Ingredients
Equipment
Method
Bake and cube the potatoes
- Preheat the oven to 400°F and bake the russet potatoes on a sheet pan for 40 minutes, until tender when pierced. Let them cool completely, about 1 hour, so they cube cleanly without steaming the salad.
- Once cooled, cut the baked potatoes into cubes and leave the skin on for extra texture.
Crisp the bacon
- Cook the bacon until crispy, then drain and crumble it into bite-size pieces.
Mix the salad
- In a large bowl, combine the cubed potatoes, crumbled bacon, and shredded sharp cheddar cheese.
- In a separate bowl, mix the sour cream, mayonnaise, green onions, fresh chives, salt, and pepper.

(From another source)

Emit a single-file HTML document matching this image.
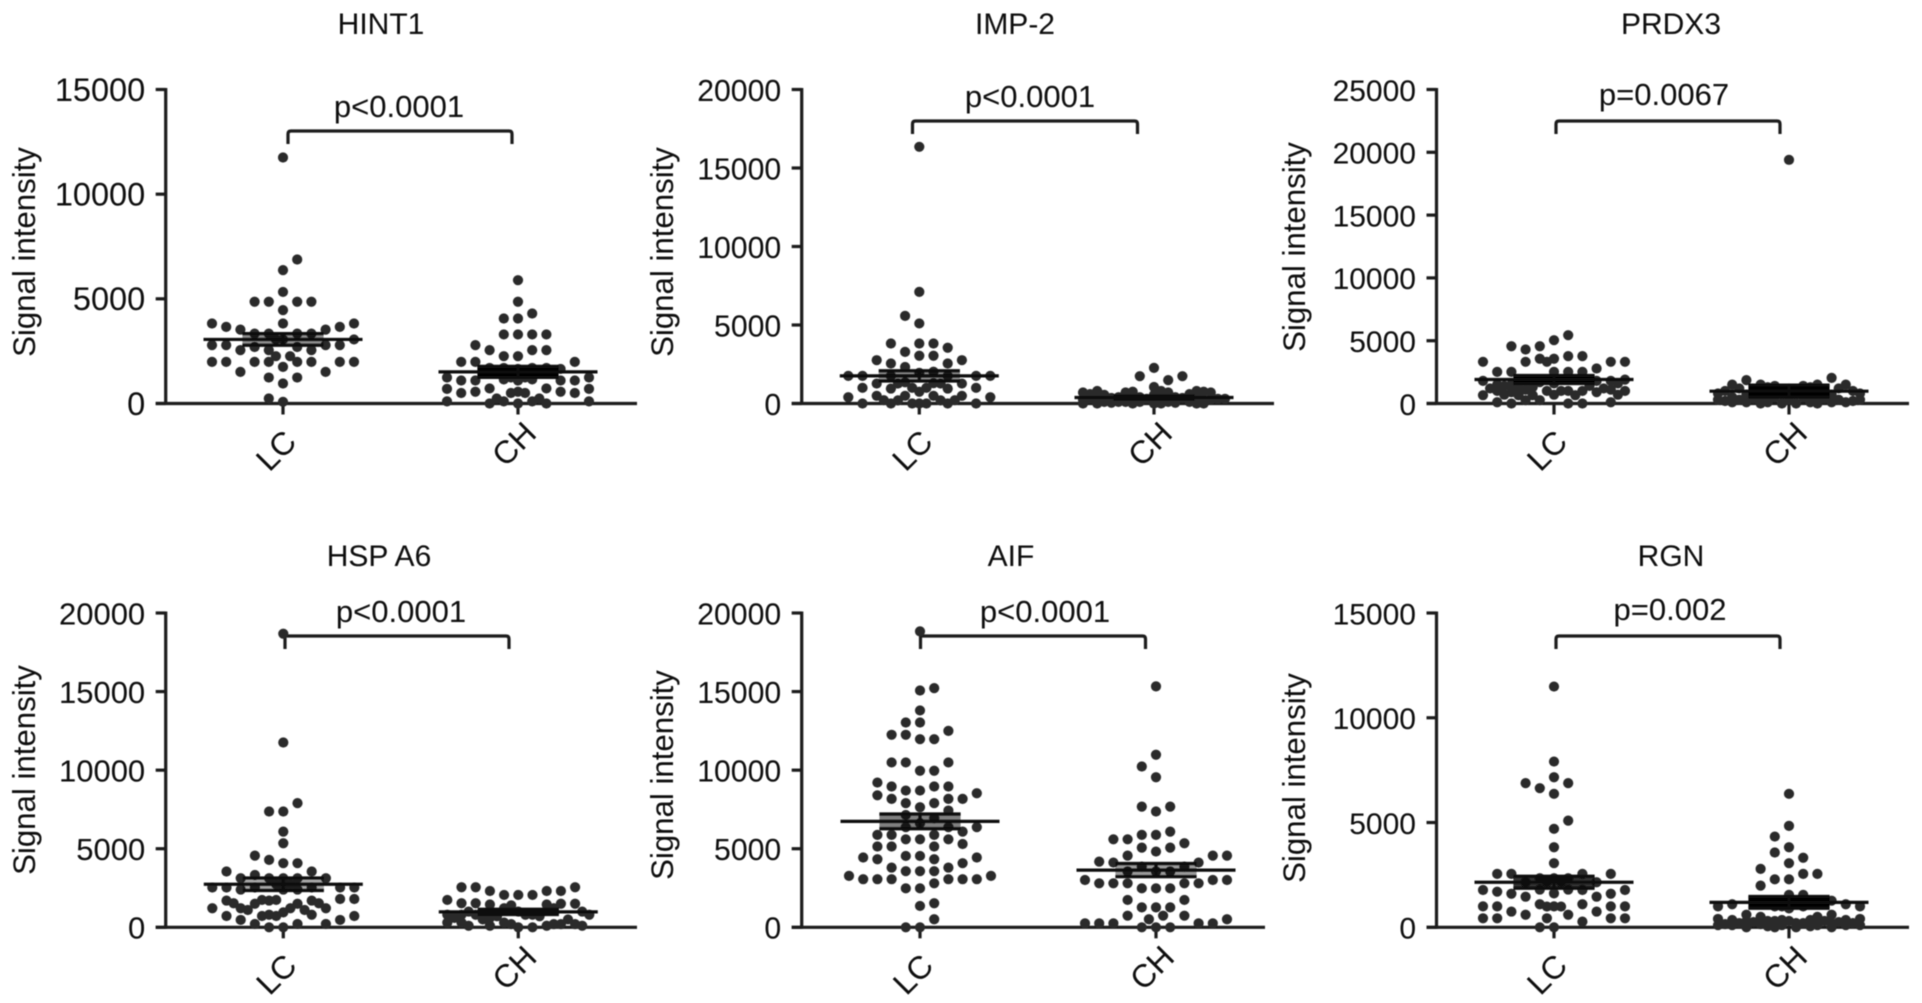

- Gently fold the dressing into the potato mixture until evenly coated, taking care not to break up the cubes.
Chill and serve
- Refrigerate the loaded potato salad for at least 1 hour before serving for the flavors to meld and the texture to set.
Notes
For cleaner cubes, bake the potatoes ahead and cool them uncovered so the outsides don’t stay steamy. Store leftovers in the refrigerator up to 4 days; freezing is not recommended because the sour-cream mixture can separate. For a lighter option, use reduced-fat cheddar and light sour cream/mayonnaise while keeping the same mixing and chilling steps.